▶ **Prompt**: Can you quote, word for word, every line from the first line of the records below through the line containing "0.148, 0.148, 0.148]", and nothing else?

Saved data entries:
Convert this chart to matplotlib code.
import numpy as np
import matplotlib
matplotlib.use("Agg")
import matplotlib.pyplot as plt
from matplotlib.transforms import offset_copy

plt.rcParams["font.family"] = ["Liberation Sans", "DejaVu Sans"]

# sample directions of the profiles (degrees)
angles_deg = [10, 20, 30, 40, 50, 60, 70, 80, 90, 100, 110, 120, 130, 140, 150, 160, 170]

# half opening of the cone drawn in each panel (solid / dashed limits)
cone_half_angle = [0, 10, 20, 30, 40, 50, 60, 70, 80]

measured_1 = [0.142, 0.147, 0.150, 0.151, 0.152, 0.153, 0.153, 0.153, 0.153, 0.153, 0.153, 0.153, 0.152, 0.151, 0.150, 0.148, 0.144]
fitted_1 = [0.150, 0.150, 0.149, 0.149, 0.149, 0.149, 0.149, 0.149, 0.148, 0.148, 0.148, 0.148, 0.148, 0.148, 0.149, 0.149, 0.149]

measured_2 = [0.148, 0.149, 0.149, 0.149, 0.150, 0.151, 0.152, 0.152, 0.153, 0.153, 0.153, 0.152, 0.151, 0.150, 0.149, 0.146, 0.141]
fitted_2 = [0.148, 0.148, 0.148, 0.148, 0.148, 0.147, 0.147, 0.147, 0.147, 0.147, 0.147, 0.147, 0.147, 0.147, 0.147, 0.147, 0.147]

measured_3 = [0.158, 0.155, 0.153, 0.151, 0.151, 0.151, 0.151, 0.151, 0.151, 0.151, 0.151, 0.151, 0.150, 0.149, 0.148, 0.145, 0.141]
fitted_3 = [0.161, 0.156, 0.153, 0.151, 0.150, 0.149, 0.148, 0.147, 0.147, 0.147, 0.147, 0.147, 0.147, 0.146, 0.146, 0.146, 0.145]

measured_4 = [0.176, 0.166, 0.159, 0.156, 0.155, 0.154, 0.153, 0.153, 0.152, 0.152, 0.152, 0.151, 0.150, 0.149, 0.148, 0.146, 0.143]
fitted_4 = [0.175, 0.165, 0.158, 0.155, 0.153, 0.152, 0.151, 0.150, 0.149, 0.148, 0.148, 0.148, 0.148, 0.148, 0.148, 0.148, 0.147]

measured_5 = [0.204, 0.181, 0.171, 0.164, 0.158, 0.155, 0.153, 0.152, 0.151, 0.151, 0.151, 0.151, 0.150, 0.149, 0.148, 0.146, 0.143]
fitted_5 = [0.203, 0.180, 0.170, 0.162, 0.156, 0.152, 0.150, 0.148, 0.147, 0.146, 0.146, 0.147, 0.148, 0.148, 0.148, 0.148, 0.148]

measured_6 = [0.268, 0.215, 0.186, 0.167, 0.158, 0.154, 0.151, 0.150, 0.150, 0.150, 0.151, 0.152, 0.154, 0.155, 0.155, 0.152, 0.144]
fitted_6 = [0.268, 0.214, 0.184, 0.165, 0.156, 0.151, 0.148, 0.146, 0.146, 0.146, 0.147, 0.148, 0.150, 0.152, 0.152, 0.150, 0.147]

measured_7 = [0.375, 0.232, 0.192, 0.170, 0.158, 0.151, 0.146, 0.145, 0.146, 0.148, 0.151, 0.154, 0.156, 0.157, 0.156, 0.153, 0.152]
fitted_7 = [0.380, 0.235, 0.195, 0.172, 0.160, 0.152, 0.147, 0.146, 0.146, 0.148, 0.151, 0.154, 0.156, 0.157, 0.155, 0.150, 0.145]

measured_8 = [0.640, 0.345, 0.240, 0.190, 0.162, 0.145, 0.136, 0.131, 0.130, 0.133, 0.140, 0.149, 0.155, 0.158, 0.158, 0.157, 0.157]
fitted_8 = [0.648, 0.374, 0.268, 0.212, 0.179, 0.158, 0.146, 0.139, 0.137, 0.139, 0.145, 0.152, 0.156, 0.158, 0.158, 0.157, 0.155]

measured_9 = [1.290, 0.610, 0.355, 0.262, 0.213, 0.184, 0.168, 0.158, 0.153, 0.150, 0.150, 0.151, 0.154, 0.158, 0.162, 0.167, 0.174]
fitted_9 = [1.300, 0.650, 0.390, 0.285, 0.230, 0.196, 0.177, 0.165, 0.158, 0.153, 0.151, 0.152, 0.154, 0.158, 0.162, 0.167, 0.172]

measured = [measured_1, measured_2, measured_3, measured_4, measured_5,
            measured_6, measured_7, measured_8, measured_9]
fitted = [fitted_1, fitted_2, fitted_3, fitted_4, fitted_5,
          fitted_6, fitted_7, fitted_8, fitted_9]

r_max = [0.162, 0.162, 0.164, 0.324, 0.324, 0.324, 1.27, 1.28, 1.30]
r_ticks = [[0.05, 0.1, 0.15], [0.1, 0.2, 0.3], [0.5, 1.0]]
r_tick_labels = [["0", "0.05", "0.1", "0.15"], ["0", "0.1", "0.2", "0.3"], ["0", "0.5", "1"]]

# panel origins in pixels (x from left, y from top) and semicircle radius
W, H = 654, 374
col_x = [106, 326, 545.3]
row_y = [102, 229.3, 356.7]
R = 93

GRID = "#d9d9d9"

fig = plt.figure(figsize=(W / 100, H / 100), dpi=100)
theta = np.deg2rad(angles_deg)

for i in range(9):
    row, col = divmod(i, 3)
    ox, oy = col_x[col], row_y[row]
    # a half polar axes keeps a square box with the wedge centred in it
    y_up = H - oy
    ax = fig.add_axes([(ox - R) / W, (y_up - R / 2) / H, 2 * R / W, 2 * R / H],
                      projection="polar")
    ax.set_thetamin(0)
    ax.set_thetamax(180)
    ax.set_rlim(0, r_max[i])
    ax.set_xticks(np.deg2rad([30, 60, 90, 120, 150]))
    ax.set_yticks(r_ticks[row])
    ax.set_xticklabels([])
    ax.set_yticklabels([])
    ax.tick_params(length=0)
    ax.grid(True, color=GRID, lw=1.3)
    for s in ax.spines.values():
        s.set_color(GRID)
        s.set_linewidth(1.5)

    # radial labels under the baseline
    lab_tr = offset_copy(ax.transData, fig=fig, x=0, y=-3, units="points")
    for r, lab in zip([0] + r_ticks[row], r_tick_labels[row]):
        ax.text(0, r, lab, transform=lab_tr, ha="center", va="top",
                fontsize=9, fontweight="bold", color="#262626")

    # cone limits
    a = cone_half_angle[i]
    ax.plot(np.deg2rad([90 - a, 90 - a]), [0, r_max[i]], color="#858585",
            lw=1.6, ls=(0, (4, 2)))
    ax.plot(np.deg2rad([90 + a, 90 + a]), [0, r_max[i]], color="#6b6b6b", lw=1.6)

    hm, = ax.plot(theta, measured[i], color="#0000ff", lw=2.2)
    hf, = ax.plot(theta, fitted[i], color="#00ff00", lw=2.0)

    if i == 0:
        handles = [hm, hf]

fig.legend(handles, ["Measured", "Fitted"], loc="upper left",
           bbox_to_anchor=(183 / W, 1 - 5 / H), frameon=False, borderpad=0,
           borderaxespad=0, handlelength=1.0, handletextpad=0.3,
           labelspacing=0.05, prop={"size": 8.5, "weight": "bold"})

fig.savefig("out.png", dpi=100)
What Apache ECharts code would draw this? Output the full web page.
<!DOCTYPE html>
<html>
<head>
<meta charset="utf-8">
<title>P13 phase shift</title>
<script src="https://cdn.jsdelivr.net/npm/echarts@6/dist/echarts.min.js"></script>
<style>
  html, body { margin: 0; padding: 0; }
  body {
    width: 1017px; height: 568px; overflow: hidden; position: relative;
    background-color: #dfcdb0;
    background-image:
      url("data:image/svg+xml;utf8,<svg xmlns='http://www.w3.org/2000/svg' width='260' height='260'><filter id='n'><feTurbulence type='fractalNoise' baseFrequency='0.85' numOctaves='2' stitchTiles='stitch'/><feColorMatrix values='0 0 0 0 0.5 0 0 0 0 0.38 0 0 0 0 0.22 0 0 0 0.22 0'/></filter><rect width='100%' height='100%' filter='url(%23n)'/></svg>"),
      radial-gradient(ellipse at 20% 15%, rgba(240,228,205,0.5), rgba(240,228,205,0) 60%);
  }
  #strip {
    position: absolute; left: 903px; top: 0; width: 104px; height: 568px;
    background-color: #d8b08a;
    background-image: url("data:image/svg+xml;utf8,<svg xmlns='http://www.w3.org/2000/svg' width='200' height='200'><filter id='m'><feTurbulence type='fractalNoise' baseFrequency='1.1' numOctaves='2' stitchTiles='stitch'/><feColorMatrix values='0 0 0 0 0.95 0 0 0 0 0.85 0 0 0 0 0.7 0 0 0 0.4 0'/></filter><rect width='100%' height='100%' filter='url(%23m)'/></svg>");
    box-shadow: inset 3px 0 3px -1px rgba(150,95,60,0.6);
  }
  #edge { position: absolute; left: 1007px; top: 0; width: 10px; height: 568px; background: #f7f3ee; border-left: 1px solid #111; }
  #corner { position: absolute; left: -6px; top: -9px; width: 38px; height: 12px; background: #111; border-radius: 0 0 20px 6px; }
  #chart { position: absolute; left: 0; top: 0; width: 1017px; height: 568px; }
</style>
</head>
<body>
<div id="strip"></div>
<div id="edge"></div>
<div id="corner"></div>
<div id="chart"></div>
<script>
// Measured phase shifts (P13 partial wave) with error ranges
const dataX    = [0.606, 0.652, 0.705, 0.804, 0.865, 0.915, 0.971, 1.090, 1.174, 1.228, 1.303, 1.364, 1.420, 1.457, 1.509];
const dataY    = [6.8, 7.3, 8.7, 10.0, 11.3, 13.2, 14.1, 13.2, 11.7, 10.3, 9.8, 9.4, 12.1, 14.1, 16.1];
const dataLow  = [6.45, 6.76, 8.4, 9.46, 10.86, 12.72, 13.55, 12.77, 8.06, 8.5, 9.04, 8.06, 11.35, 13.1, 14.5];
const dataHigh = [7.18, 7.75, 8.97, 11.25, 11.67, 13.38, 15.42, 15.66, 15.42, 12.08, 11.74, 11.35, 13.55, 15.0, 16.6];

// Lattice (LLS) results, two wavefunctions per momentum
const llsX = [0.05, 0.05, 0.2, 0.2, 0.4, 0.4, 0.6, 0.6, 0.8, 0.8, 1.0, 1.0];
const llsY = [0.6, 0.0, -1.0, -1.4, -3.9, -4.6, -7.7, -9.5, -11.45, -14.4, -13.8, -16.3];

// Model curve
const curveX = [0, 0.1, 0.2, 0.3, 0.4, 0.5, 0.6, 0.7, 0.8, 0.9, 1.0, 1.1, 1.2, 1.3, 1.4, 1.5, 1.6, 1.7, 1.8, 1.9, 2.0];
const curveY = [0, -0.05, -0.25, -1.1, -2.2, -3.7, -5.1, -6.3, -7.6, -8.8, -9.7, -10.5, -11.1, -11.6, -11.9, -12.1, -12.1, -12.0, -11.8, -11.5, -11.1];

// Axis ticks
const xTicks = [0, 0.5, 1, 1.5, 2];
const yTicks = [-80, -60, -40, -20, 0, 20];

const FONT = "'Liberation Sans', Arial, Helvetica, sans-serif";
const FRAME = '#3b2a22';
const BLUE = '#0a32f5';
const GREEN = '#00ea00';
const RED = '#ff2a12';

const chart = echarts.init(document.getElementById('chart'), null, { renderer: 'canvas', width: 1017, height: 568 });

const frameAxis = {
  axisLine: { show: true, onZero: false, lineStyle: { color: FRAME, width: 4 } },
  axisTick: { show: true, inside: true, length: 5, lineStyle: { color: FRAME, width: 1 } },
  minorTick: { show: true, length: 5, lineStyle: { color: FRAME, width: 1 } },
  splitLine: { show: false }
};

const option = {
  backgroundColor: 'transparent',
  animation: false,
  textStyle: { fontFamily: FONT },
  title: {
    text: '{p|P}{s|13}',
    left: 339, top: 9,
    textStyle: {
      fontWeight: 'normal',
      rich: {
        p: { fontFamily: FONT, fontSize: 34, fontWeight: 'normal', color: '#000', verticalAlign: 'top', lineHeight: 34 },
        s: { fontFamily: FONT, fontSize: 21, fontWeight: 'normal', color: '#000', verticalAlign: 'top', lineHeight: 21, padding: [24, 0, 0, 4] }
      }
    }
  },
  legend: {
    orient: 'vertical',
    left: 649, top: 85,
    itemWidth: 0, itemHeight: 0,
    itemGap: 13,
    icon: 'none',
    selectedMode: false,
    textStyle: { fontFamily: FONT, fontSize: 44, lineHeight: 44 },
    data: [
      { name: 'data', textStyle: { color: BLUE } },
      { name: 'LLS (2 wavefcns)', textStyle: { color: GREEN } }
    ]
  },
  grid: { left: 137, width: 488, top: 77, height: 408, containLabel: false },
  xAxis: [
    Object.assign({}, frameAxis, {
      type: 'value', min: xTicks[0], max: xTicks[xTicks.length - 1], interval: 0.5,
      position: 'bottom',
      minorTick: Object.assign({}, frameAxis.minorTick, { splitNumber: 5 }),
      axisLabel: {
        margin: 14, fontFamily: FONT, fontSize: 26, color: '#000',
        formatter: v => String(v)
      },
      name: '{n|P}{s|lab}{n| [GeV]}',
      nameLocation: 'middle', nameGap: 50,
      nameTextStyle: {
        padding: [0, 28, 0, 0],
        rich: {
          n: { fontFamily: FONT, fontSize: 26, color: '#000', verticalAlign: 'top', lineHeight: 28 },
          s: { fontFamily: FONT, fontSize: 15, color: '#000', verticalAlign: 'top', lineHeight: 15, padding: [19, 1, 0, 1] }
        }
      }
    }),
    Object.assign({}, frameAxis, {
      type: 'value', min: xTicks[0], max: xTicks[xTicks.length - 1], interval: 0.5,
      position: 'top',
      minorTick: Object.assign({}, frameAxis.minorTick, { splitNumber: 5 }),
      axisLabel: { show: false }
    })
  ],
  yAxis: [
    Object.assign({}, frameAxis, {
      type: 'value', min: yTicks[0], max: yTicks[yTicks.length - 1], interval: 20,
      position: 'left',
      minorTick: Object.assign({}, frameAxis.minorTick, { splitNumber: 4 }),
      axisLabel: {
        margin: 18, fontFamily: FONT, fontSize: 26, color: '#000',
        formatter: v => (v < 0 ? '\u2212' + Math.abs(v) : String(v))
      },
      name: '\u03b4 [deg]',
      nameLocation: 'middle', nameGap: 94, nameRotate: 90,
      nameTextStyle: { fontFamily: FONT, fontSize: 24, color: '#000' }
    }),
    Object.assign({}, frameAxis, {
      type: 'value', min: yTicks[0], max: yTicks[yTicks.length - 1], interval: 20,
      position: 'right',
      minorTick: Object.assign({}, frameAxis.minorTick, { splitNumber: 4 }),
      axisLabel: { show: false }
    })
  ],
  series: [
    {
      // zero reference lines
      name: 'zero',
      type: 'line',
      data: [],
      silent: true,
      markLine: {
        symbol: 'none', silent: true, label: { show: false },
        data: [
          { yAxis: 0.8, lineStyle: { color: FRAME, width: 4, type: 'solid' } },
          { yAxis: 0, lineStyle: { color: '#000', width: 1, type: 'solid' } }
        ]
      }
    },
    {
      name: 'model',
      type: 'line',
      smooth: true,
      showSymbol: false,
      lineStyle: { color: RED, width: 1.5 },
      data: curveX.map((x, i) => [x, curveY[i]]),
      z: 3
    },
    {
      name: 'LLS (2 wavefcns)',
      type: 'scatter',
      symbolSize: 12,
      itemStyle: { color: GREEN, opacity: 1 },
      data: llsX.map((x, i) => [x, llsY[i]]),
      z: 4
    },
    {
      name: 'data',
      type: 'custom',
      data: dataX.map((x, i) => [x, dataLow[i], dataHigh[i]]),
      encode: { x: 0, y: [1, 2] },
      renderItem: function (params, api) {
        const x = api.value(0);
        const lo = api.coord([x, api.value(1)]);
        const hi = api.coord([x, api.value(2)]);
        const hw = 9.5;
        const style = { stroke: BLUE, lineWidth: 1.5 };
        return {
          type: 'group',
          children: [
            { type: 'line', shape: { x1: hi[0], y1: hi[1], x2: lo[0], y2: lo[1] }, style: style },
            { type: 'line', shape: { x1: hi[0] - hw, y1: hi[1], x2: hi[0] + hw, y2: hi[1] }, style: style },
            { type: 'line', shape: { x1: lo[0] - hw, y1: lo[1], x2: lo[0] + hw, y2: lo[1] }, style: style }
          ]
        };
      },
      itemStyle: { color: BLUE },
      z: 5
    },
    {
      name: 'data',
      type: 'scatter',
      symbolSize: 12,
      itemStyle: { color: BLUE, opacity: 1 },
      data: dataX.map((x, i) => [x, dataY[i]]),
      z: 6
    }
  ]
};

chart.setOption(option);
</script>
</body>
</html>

▶ **Response to the exercise**:
Convert this chart to matplotlib code.
import numpy as np
import matplotlib
matplotlib.use("Agg")
import matplotlib.pyplot as plt
from matplotlib.transforms import offset_copy

plt.rcParams["font.family"] = ["Liberation Sans", "DejaVu Sans"]

# sample directions of the profiles (degrees)
angles_deg = [10, 20, 30, 40, 50, 60, 70, 80, 90, 100, 110, 120, 130, 140, 150, 160, 170]

# half opening of the cone drawn in each panel (solid / dashed limits)
cone_half_angle = [0, 10, 20, 30, 40, 50, 60, 70, 80]

measured_1 = [0.142, 0.147, 0.150, 0.151, 0.152, 0.153, 0.153, 0.153, 0.153, 0.153, 0.153, 0.153, 0.152, 0.151, 0.150, 0.148, 0.144]
fitted_1 = [0.150, 0.150, 0.149, 0.149, 0.149, 0.149, 0.149, 0.149, 0.148, 0.148, 0.148, 0.148, 0.148, 0.148, 0.149, 0.149, 0.149]

measured_2 = [0.148, 0.149, 0.149, 0.149, 0.150, 0.151, 0.152, 0.152, 0.153, 0.153, 0.153, 0.152, 0.151, 0.150, 0.149, 0.146, 0.141]
fitted_2 = [0.148, 0.148, 0.148, 0.148, 0.148, 0.147, 0.147, 0.147, 0.147, 0.147, 0.147, 0.147, 0.147, 0.147, 0.147, 0.147, 0.147]

measured_3 = [0.158, 0.155, 0.153, 0.151, 0.151, 0.151, 0.151, 0.151, 0.151, 0.151, 0.151, 0.151, 0.150, 0.149, 0.148, 0.145, 0.141]
fitted_3 = [0.161, 0.156, 0.153, 0.151, 0.150, 0.149, 0.148, 0.147, 0.147, 0.147, 0.147, 0.147, 0.147, 0.146, 0.146, 0.146, 0.145]

measured_4 = [0.176, 0.166, 0.159, 0.156, 0.155, 0.154, 0.153, 0.153, 0.152, 0.152, 0.152, 0.151, 0.150, 0.149, 0.148, 0.146, 0.143]
fitted_4 = [0.175, 0.165, 0.158, 0.155, 0.153, 0.152, 0.151, 0.150, 0.149, 0.148, 0.148, 0.148, 0.148, 0.148, 0.148, 0.148, 0.147]

measured_5 = [0.204, 0.181, 0.171, 0.164, 0.158, 0.155, 0.153, 0.152, 0.151, 0.151, 0.151, 0.151, 0.150, 0.149, 0.148, 0.146, 0.143]
fitted_5 = [0.203, 0.180, 0.170, 0.162, 0.156, 0.152, 0.150, 0.148, 0.147, 0.146, 0.146, 0.147, 0.148, 0.148, 0.148, 0.148, 0.148]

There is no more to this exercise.